In this instance, I’ve chosen to discard all innings where the batsman hasn’t reached 30. The rationale for this is that there is an expectation in timed cricket (cricket lasting longer than one day) that once a player reaches 30 they should be able to capitalise on that start and go on to score a large quantity of runs.

Another proviso with the stats is that I’ve generated an average for all innings of 30 or more runs. However, this hasn’t been done in the traditional way where the average is runs scored divided by the number of times dismissed. That may be a fair reflection of one’s ability to score runs without being dismissed, but it removes game context.

For me, if you average 100 runs because you bat low down the order and are rarely out then that average is worthless. By the same token, if you continually score 100s but do so in such a slow way that your team never has a chance of winning, why should you be rewarded for that? I’ve taken the view that by removing all scores of less than 30, it is only right to treat each innings as equal and thus the average is created with total runs divided by total innings.

NB – I’ve used data from 2012 to 2015 in the County Championship and I’ve also included Mark Stoneman, as there was a clamour to get him involved in the England squad, and Adam Lyth because he was the most recent England opener not included in the EPS.

After all that, we’ll jump right in.

The box and whisker plot shown below is for Strike Rate. It shows the minimum and maximum values (the top and bottom “whiskers”), the upper and lower quartiles (the top and bottom of the box), and the mean (the thicker black line). But how do we interpret it?

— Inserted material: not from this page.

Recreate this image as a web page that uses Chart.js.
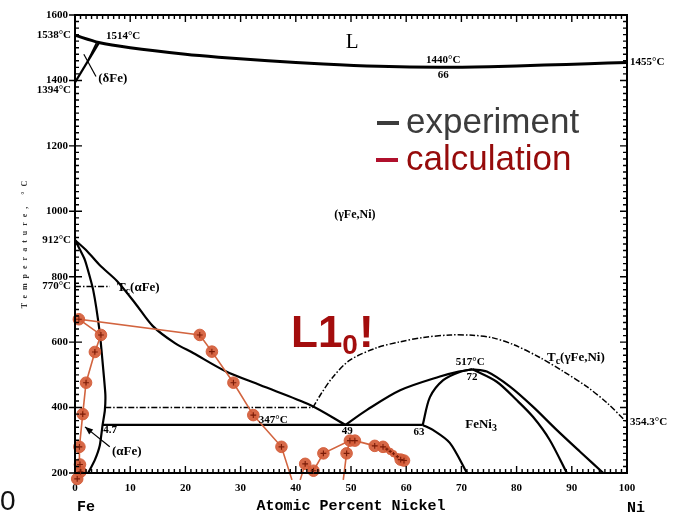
<!DOCTYPE html>
<html>
<head>
<meta charset="utf-8">
<script src="https://cdn.jsdelivr.net/npm/chart.js@4.4.1/dist/chart.umd.min.js"></script>
<style>
  html, body { margin: 0; padding: 0; background: #fff; }
  canvas { display: block; }
</style>
</head>
<body>
<canvas id="c" width="675" height="516"></canvas>
<script>
// ---- Fe–Ni phase diagram: experimental boundaries [at.% Ni, °C] ----
const liquidus = [[0,1538],[4.3,1516],[10,1500],[20,1480],[26,1471],[35,1460],[45,1450],[55,1443],[66,1440],[75,1442],[85,1447],[93,1451],[100,1455]];
const deltaBoundaryA = [[0,1394],[4.3,1514]];
const deltaBoundaryB = [[2.4,1462],[3.9,1514]];
const deltaLeader = [[1.6,1480],[3.8,1412]];
const gammaBoundary = [[0,912],[2.2,878],[4.5,835],[7.6,787],[10.9,719],[14.1,649],[18.1,597],[21.4,567],[27.2,512],[33.5,469],[42.6,408],[49,347]];
const alphaBoundary = [[0,912],[1.8,851],[3.3,759],[4.5,627],[5.1,520],[5.5,440],[5.4,390],[5.0,347],[4.5,285],[3.6,240],[2.4,200]];
const curieAlpha = [[0,770],[6.3,770]];
const magnetic400 = [[5.5,400],[43.1,400]];
const curieGamma = [[43.1,400],[44.5,440],[46.7,493],[49.8,545],[54.7,583],[58.9,601],[63,614],[68,622],[72,621],[75.5,614],[79.5,592],[84.2,553],[88.5,510],[92.8,463],[96.4,414],[100,354.3]];
const eutectoid = [[5.0,347],[63,347]];
const feni3LeftOuter = [[49,347],[52.9,393],[58.9,453],[66.1,495],[69.5,510],[72,517]];
const feni3LeftInner = [[63,347],[64.3,432],[66.7,484],[69.7,509],[72,517]];
const feni3RightOuter = [[72,517],[74.6,510],[78.8,464],[83,402],[87.3,331],[91.5,265],[95.7,200]];
const feni3RightInner = [[72,517],[76.4,479],[80,423],[83,371],[86,301],[89.1,200]];
const feni3Lower = [[63,347],[64.9,331],[67.9,292],[71,200]];
const alphaArrow = [[6.3,280],[1.8,341]];

// ---- calculated boundaries ----
const calcA = [[0.4,182],[1.0,204],[0.9,226],[0.8,280],[1.4,380],[2.0,476],[3.6,570],[4.7,622],[0.7,670],[22.6,622],[24.8,571],[28.7,476],[32.3,377],[37.4,280],[39.3,179]];
const calcB = [[40.8,179],[41.7,228],[43.2,207],[45,260],[49.8,299],[50.7,299],[54.3,283],[55.8,280],[56.5,273],[57.1,266],[57.7,259],[58.4,250],[59,241],[59.6,238]];
const calcC = [[48.6,179],[49.2,260],[49.8,299]];

// ---- axis ticks ----
const xTickValues = [0,10,20,30,40,50,60,70,80,90,100];
const yTickValues = [200,400,600,800,1000,1200,1400,1600];
const specialTemps = [1538,1394,912,770];
const specialLabels = ['1538°C','1394°C','912°C','770°C'];
const rightTemps = [1455,354.3];
const rightLabels = ['1455°C','354.3°C'];

// markers left open (line ends) and small markers, by point index
const calcAOpen = [14];
const calcBOpen = [0];
const calcBSmall = [8,9,10,11];
const calcCOpen = [0,2];

const pts = arr => arr.map(([x, y]) => ({ x, y }));

const RED_LINE = '#d2643f';
const RED_FILL = 'rgba(212,92,56,0.92)';
const SERIF_B = 'bold 11px "Liberation Serif"';
const TICK_FONT = { family: 'Liberation Serif', weight: 'bold', size: 11 };

function blackLine(data, extra) {
  return Object.assign({ data: pts(data), showLine: true, borderColor: '#000', borderWidth: 2.2,
    pointRadius: 0, tension: 0.3, fill: false }, extra || {});
}
function dashDot(data) {
  return blackLine(data, { borderWidth: 1.5, borderDash: [6, 2, 1.5, 2], tension: 0.3 });
}
function calcLine(data, open, small) {
  return { data: pts(data), showLine: true, borderColor: RED_LINE, borderWidth: 1.6, tension: 0,
    pointRadius: c => open.includes(c.dataIndex) ? 0 : (small && small.includes(c.dataIndex) ? 3.2 : 5.8),
    pointBackgroundColor: RED_FILL, pointBorderColor: RED_FILL, pointBorderWidth: 1,
    clip: false, calc: true };
}

// "+" inside each calculated marker
const crossPlugin = {
  id: 'crosses',
  afterDatasetsDraw(chart) {
    const ctx = chart.ctx;
    chart.data.datasets.forEach((ds, i) => {
      if (!ds.calc) return;
      chart.getDatasetMeta(i).data.forEach(p => {
        const r = p.options.radius;
        if (r < 1) return;
        const s = r * 0.5;
        ctx.save();
        ctx.strokeStyle = '#7a1c08';
        ctx.lineWidth = 1.1;
        ctx.beginPath();
        ctx.moveTo(p.x - s, p.y); ctx.lineTo(p.x + s, p.y);
        ctx.moveTo(p.x, p.y - s); ctx.lineTo(p.x, p.y + s);
        ctx.stroke();
        ctx.restore();
      });
    });
  }
};

// frame with minor / major tick marks
const framePlugin = {
  id: 'frame',
  afterDatasetsDraw(chart) {
    const ctx = chart.ctx;
    const a = chart.chartArea;
    const sx = chart.scales.x, sy = chart.scales.y;
    ctx.save();
    ctx.strokeStyle = '#000';
    ctx.lineWidth = 1.4;
    ctx.beginPath();
    for (let v = 0; v <= 100; v++) {
      const px = sx.getPixelForValue(v);
      const L = v % 10 === 0 ? 7 : 4;
      ctx.moveTo(px, a.top); ctx.lineTo(px, a.top + L);
      ctx.moveTo(px, a.bottom); ctx.lineTo(px, a.bottom - L);
    }
    for (let t = 200; t <= 1600; t += 20) {
      const py = sy.getPixelForValue(t);
      const L = t % 200 === 0 ? 7 : 4;
      ctx.moveTo(a.left, py); ctx.lineTo(a.left + L, py);
      ctx.moveTo(a.right, py); ctx.lineTo(a.right - L, py);
    }
    yTickValues.forEach(t => {
      const py = sy.getPixelForValue(t);
      ctx.moveTo(a.left - 6, py); ctx.lineTo(a.left, py);
    });
    ctx.stroke();
    ctx.lineWidth = 2;
    ctx.strokeRect(a.left, a.top, a.right - a.left, a.bottom - a.top);
    ctx.restore();
  }
};

function drawRich(ctx, parts, x, y, font, subFont, align) {
  ctx.save();
  ctx.textBaseline = 'middle';
  ctx.textAlign = 'left';
  let w = 0;
  parts.forEach(([t, sub]) => { ctx.font = sub ? subFont : font; w += ctx.measureText(t).width; });
  let cx = align === 'center' ? x - w / 2 : (align === 'right' ? x - w : x);
  parts.forEach(([t, sub]) => {
    ctx.font = sub ? subFont : font;
    ctx.fillText(t, cx, sub ? y + 4 : y);
    cx += ctx.measureText(t).width;
  });
  ctx.restore();
}

const labelPlugin = {
  id: 'labels',
  afterDraw(chart) {
    const ctx = chart.ctx;
    const a = chart.chartArea;
    const x = chart.scales.x, y = chart.scales.y;
    const PH = 'bold 13px "Liberation Serif"';
    const PHS = 'bold 10px "Liberation Serif"';
    const notes = [
      { x: 5.6, T: 1535, t: [['1514°C']], al: 'left' },
      { x: 50.2, T: 1517, t: [['L']], al: 'center', f: '21px "Liberation Serif"' },
      { x: 66.7, T: 1462, t: [['1440°C']], al: 'center' },
      { x: 66.7, T: 1416, t: [['66']], al: 'center' },
      { x: 4.2, T: 1404, t: [['(δFe)']], al: 'left', f: PH },
      { x: 50.7, T: 988, t: [['(γFe,Ni)']], al: 'center', f: 'bold 12px "Liberation Serif"' },
      { x: 7.6, T: 768, t: [['T'], ['c', 1], ['(αFe)']], al: 'left', f: PH },
      { x: 85.5, T: 554, t: [['T'], ['c', 1], ['(γFe,Ni)']], al: 'left', f: PH },
      { x: 71.6, T: 539, t: [['517°C']], al: 'center' },
      { x: 71.9, T: 493, t: [['72']], al: 'center' },
      { x: 70.7, T: 347, t: [['FeNi'], ['3', 1]], al: 'left', f: PH },
      { x: 35.9, T: 362, t: [['347°C']], al: 'center' },
      { x: 49.3, T: 328, t: [['49']], al: 'center' },
      { x: 62.3, T: 325, t: [['63']], al: 'center' },
      { x: 5.1, T: 331, t: [['4.7']], al: 'left' },
      { x: 6.7, T: 264, t: [['(αFe)']], al: 'left', f: PH }
    ];
    ctx.fillStyle = '#000';
    notes.forEach(n => drawRich(ctx, n.t, x.getPixelForValue(n.x), y.getPixelForValue(n.T),
      n.f || SERIF_B, PHS, n.al));

    // special temperatures on the left axis
    ctx.save();
    ctx.font = SERIF_B;
    ctx.textAlign = 'right';
    ctx.textBaseline = 'middle';
    const dy = { 1394: 8 };
    specialTemps.forEach((t, i) => ctx.fillText(specialLabels[i], a.left - 4, y.getPixelForValue(t) + (dy[t] || 0)));
    ctx.restore();

    // arrowhead for the (αFe) leader
    const [p0, p1] = alphaArrow;
    const x0 = x.getPixelForValue(p0[0]), y0 = y.getPixelForValue(p0[1]);
    const x1 = x.getPixelForValue(p1[0]), y1 = y.getPixelForValue(p1[1]);
    const ang = Math.atan2(y1 - y0, x1 - x0);
    ctx.save();
    ctx.translate(x1, y1); ctx.rotate(ang);
    ctx.beginPath(); ctx.moveTo(0, 0); ctx.lineTo(-8, -3.2); ctx.lineTo(-8, 3.2); ctx.closePath();
    ctx.fillStyle = '#000'; ctx.fill();
    ctx.restore();

    // axis-foot captions
    ctx.save();
    ctx.font = 'bold 15px "Liberation Mono"';
    ctx.textBaseline = 'middle';
    ctx.fillStyle = '#000';
    ctx.textAlign = 'left';
    ctx.fillText('Fe', x.getPixelForValue(0) + 2, 507);
    ctx.fillText('Ni', x.getPixelForValue(100), 508);
    ctx.textAlign = 'center';
    ctx.fillText('Atomic Percent Nickel', (a.left + a.right) / 2, 506);
    ctx.restore();

    // rotated temperature caption
    ctx.save();
    ctx.translate(25, 242);
    ctx.rotate(-Math.PI / 2);
    ctx.font = 'bold 8px "Liberation Serif"';
    ctx.letterSpacing = '5px';
    ctx.textAlign = 'center';
    ctx.textBaseline = 'middle';
    ctx.fillStyle = '#333';
    ctx.fillText('Temperature, °C', 0, 0);
    ctx.restore();

    // stray slide numeral
    ctx.save();
    ctx.font = '28px "Liberation Sans"';
    ctx.fillStyle = '#111';
    ctx.textBaseline = 'alphabetic';
    ctx.fillText('0', 0, 510);
    ctx.restore();

    // legend
    ctx.save();
    ctx.font = '35px "Liberation Sans"';
    ctx.textBaseline = 'alphabetic';
    ctx.fillStyle = '#3c3c3c';
    ctx.fillRect(377, 121, 22, 4);
    ctx.fillText('experiment', 406, 133);
    ctx.fillStyle = '#b0102c';
    ctx.fillRect(376, 158, 22, 4);
    ctx.fillStyle = '#960b0b';
    ctx.fillText('calculation', 406, 170);
    ctx.restore();

    // L1₀! callout
    ctx.save();
    ctx.fillStyle = '#a30d0d';
    ctx.textBaseline = 'alphabetic';
    ctx.font = 'bold 44px "Liberation Sans"';
    ctx.fillText('L1', 291, 347);
    let cx = 291 + ctx.measureText('L1').width;
    ctx.font = 'bold 28px "Liberation Sans"';
    ctx.fillText('0', cx, 354);
    cx += ctx.measureText('0').width + 1;
    ctx.font = 'bold 44px "Liberation Sans"';
    ctx.fillText('!', cx, 347);
    ctx.restore();
  }
};

new Chart(document.getElementById('c'), {
  type: 'scatter',
  data: {
    datasets: [
      calcLine(calcA, calcAOpen),
      calcLine(calcB, calcBOpen, calcBSmall),
      calcLine(calcC, calcCOpen),
      blackLine(liquidus, { borderWidth: 3, tension: 0.25 }),
      blackLine(deltaBoundaryA, { tension: 0 }),
      blackLine(deltaBoundaryB, { tension: 0, borderWidth: 1.8 }),
      blackLine(deltaLeader, { tension: 0, borderWidth: 1.2 }),
      blackLine(gammaBoundary),
      blackLine(alphaBoundary, { tension: 0.15 }),
      dashDot(curieAlpha),
      dashDot(magnetic400),
      dashDot(curieGamma),
      blackLine(eutectoid, { tension: 0 }),
      blackLine(feni3LeftOuter),
      blackLine(feni3LeftInner),
      blackLine(feni3RightOuter),
      blackLine(feni3RightInner),
      blackLine(feni3Lower),
      blackLine(alphaArrow, { tension: 0, borderWidth: 1.2 })
    ]
  },
  options: {
    responsive: false,
    animation: false,
    events: [],
    devicePixelRatio: 1,
    layout: { autoPadding: false, padding: { top: 15, left: 0, right: 0, bottom: 0 } },
    plugins: { legend: { display: false }, tooltip: { enabled: false } },
    scales: {
      x: {
        type: 'linear', position: 'bottom', min: 0, max: 100,
        afterFit: s => { s.height = 43; },
        afterBuildTicks: s => { s.ticks = xTickValues.map(v => ({ value: v })); },
        grid: { display: false, drawTicks: false }, border: { display: false },
        ticks: { font: TICK_FONT, color: '#000', padding: 9, maxRotation: 0, autoSkip: false,
          callback: v => String(v) }
      },
      y: {
        type: 'linear', position: 'left', min: 200, max: 1600,
        afterFit: s => { s.width = 75; },
        afterBuildTicks: s => { s.ticks = yTickValues.map(v => ({ value: v })); },
        grid: { display: false, drawTicks: false }, border: { display: false },
        ticks: { font: TICK_FONT, color: '#000', padding: 7, autoSkip: false,
          callback: v => String(v) }
      },
      yR: {
        type: 'linear', position: 'right', min: 200, max: 1600,
        afterFit: s => { s.width = 48; },
        afterBuildTicks: s => { s.ticks = rightTemps.map(v => ({ value: v })); },
        grid: { display: false, drawTicks: false }, border: { display: false },
        ticks: { font: TICK_FONT, color: '#000', padding: 3, autoSkip: false,
          callback: v => rightLabels[rightTemps.indexOf(v)] }
      }
    }
  },
  plugins: [framePlugin, crossPlugin, labelPlugin]
});
</script>
</body>
</html>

Well, the first thing to recognise is that the closer together the plot is, the more consistent a player is in terms of their strike rate – a measure of how quickly they score their runs. The first thing to note is how consistent Zafar Ansari is; the man is unflappable compared to the others. We know this because his interquartile range is the smallest, as is the absolute range. Mark Stoneman, on the other hand, varies his strike rate massively compared to the others. His interquartile range is the largest, and he also has two huge outliers (instances greater than the 75^{th} percentile + 1.5 * IQR). Of the 5 batsmen, I would suggest that Ansari is the most consistent, Stoneman the most inconsistent, and Hales the second most inconsistent.

It’s a good first step, but it’s only one measure. What other ways are there of assessing Hales’ performances?

Hales is an opening batsmen, and as an opener myself I know that your main job is to ‘see off’ the new ball. In essence, you need to face as many deliveries as you can, to the point where it stops swinging and runs are scored more easily. So, with another box and whisker plot, we can see that Ansari is again top of the pile in consistency. His minimum balls faced is much higher than the other players, and his maximum balls faced is also a lot higher than anyone else. While Ansari’s IQR is the largest in this selection of players, because his minimum value is so high I’ve decided not to hold this against him – an opener’s job is to face a lot of deliveries and he clearly does this consistently. Unfortunately for him, Mark Stoneman is again the least consistent performer with the lowest average balls faced, the lowest minimum value, and similar maximum value to those in third (Hales) and fourth place (Lyth).

This still doesn’t help us reach a final conclusion, as Hales has finished smack bang in the middle of the pack in terms of how many deliveries he can face.

Well what about how many runs he scores? Surely that’s the only measure that matters? The more runs a player scores, the better – that’s an easy one. But remember that this is based on all innings of 30 or greater, so it’s also a test of a player’s ability to capitalise once they’ve gotten past the hard bit – the new ball.

You can see that Alistair Cook has the smallest IQR, and the smallest gap between his minimum runs scored and lower quartile. Cook’s upper quartile is roughly 130, and includes an outlier at circa 180. This suggests that not only is Cook consistent in his run scoring, but when he scores runs, he scores heavily. But what about Hales? Well, he has by far the greatest range, and the highest maximum value for runs scored (as well as three outliers). His IQR, however, is the fourth largest, again only Mark Stoneman’s IQR is larger.

This isn’t as much of an issue when you see that his average is by far the highest, close to 75, in all innings when he reaches 30. We can state with some conviction that if Hales gets going in a Test Match this summer he should, based on previous performance, go big and make some hundreds.

Finally, we’re looking at the percentage of runs scored in boundaries. This is something referenced in the Guardian article, with the criticism of Hales being that he often can’t decided whether to attack or defend. Well, Alistair Cook is the most consistent performer by this measure – his IQR is by far the smallest, and this equates well with what a lot of commentators and journalists say when asked him. He is Mr Dependable, and knows his game so well that he often scores from only three shots (the cut, pull and a ‘punchy’ drive through the off side). Hales, on the other hand, has a marginally better IQR and overall range than Mark Stoneman – leaving Hales in fourth spot again.

All of this information comes back to one question: “So what?”

Well, in my opinion, he’s a marginally more consistent performer than Mark Stoneman but Zafar Ansari is probably the best option if you’re looking for consistent performance. However, that isn’t the end of it. What about the make up of the team? The need for a fast scorer to blend well with Alistair Cook’s methodical approach is vital when we talk about Hales’ inclusion. Trevor Bayliss is keen to have two stroke makers in the top three and you can see why they’ve kept faith with Hales.

His upside is so great that giving him the time to find his feet at international cricket is likely to pay huge dividends in the future. While it may take longer than Cook, Ansari, and Lyth for Hales to make his first century for England, don’t be surprised if he turns in a 150+ score or if he hits centuries in consecutive Tests. Yes we can prove he’s less consistent, but the potential to play match-winning innings is something you simply cannot ignore.